Can you explain more on gini and entropy? What are the costs and benefits of them, and how can we determine which to use?
Why isn’t feature engineering required as extensively when it comes to decision trees?
- out of box statistical algorithmsi
How does CART and RF handle categorical variables? What about other transformations of predictors (normalize, scale, combine)? non-linear?
What determines the depth of trees that we set in decision trees and random forest?
Can we compare the advantages or situations when we should choose trees and random forests?
How do trees handle missing data? Do we ever want to impute missing data in our recipes?
Can you give more examples of how to interpret the decision tree graph?
9.7.3 Bagging
When and Why does bagging improve model performance
By bagging the decision trees, what are we trading off for less variance? Is our model more biased in some way? Or are we sacrificing the accuracy of where trees splits for less model variance?
- other examples when we don’t trade off bias/variance of some estimate (one for models, one for performance estimates?)
Can you explain more on why we should de-correlate the bagged trees? Do we not need to de-correlate if we are not using bagging?
9.7.4 Random Forest
I think it would be useful to go over how the hyperparameter values for random forests were chosen in the web book example. Specifically, I don’t understand how the range of values was determined and how I can do this on my own.
When we tune mtry in random forest, how can we determine the best range to tune on? Do we need to find p/3 or p^(1/2) and use that as a midpoint and test a range by hand?

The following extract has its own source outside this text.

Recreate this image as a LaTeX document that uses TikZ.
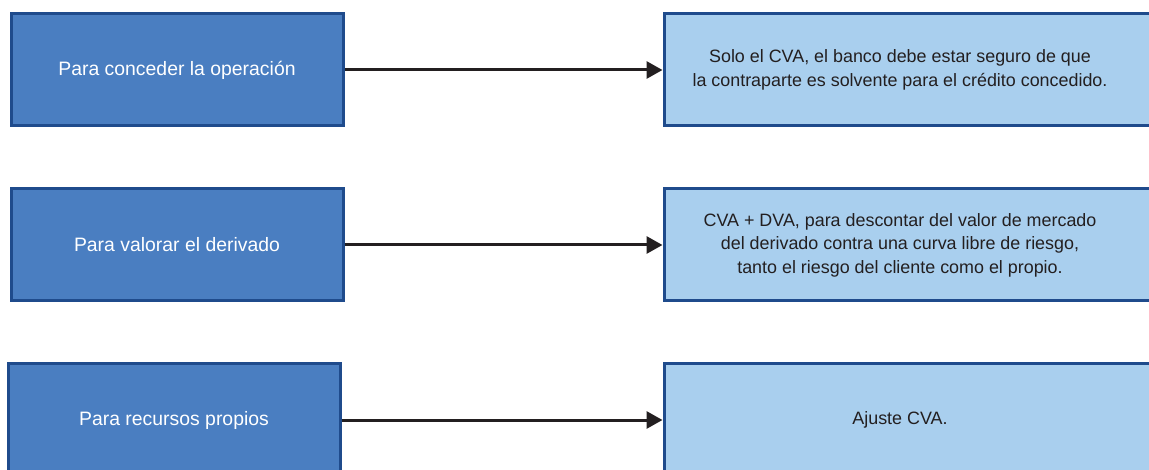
\documentclass[tikz,border=0pt]{standalone}
\usepackage{fontspec}
\setmainfont{Liberation Sans}
\usetikzlibrary{arrows.meta, positioning}

\definecolor{darkfill}{RGB}{74,126,193}
\definecolor{lightfill}{RGB}{169,207,238}
\definecolor{edgeblue}{RGB}{31,75,140}
\definecolor{inkblack}{RGB}{35,31,32}

\newcommand{\boxtext}[1]{\begin{tabular}{@{}c@{}}#1\end{tabular}\hspace{28pt}\mbox{}}

\tikzset{
  darkbox/.style = {draw = edgeblue, fill = darkfill, line width = 3pt,
    minimum width = 332pt, minimum height = 112pt, text = white,
    font = \fontsize{19.4}{23.5}\selectfont},
  lightbox/.style = {draw = edgeblue, fill = lightfill, line width = 3pt,
    minimum width = 500pt, minimum height = 112pt, text = inkblack,
    font = \fontsize{17.9}{23.5}\selectfont},
  link/.style = {-{Triangle[length = 16pt, width = 17pt]}, line width = 3pt,
    draw = inkblack}
}

\begin{document}
\begin{tikzpicture}[x = 1pt, y = -1pt, node distance = 175pt, on grid]
  \useasboundingbox (0,0) rectangle (1149,470);
  \node[darkbox] (conceder) at (177,70) {Para conceder la operación};
  \node[darkbox] (valorar) [below=of conceder] {Para valorar el derivado};
  \node[darkbox] (recursos) [below=of valorar, xshift=-3pt] {Para recursos propios};
  \node[lightbox] (solo) [right=737pt of conceder]
    {\boxtext{Solo el CVA, el banco debe estar seguro de que\\
      la contraparte es solvente para el crédito concedido.}};
  \node[lightbox] (dva) [right=737pt of valorar]
    {\boxtext{CVA + DVA, para descontar del valor de mercado\\
      del derivado contra una curva libre de riesgo,\\
      tanto el riesgo del cliente como el propio.}};
  \node[lightbox] (ajuste) [right=740pt of recursos] {\boxtext{Ajuste CVA.}};
  \draw[link] (conceder) -- (solo);
  \draw[link] (valorar) -- (dva);
  \draw[link] (recursos) -- (ajuste);
\end{tikzpicture}
\end{document}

Is there no default range for mtry?
When tuning grid for hyperparameters, is there sort of an “intuitive” way to select the values for trees, mtry and min_n?
9.7.5 Boosting
- I don’t understand the boosting process very well, especially mathematically, I don’t understand how to “change the outcome of the subsequent trees as the residual of the original tree”. And is the residual here referring the residual of the latest tree? (Because in regression model we want to predict the value and in classification model we try to figure out what the predictors point to, and residual as an outcome is somehow seemingly not included in these two types?) Could we go through boosting tree and Bayesian tree method quickly?
9.7.6 Relative Costs/Benefits of Algorithms
Can we compare the advantages or situations when we should choose trees and random forests?
For which types of data or questions is it best to use boosting vs. regular bagging?
Discuss the advantages and limitations of decision trees compared to other machine learning algorithms.
Do we just try to juggle their strengths and weaknesses and land on the one that best aligns with the purpose of our study?
Can you discuss comparison among decision tree vs. bagging vs. random forest in terms of bias variance tradeoff?
9.7.7 Other Issues
- Why did we use bootstrapping in this assignment when k-fold may be a better estimator?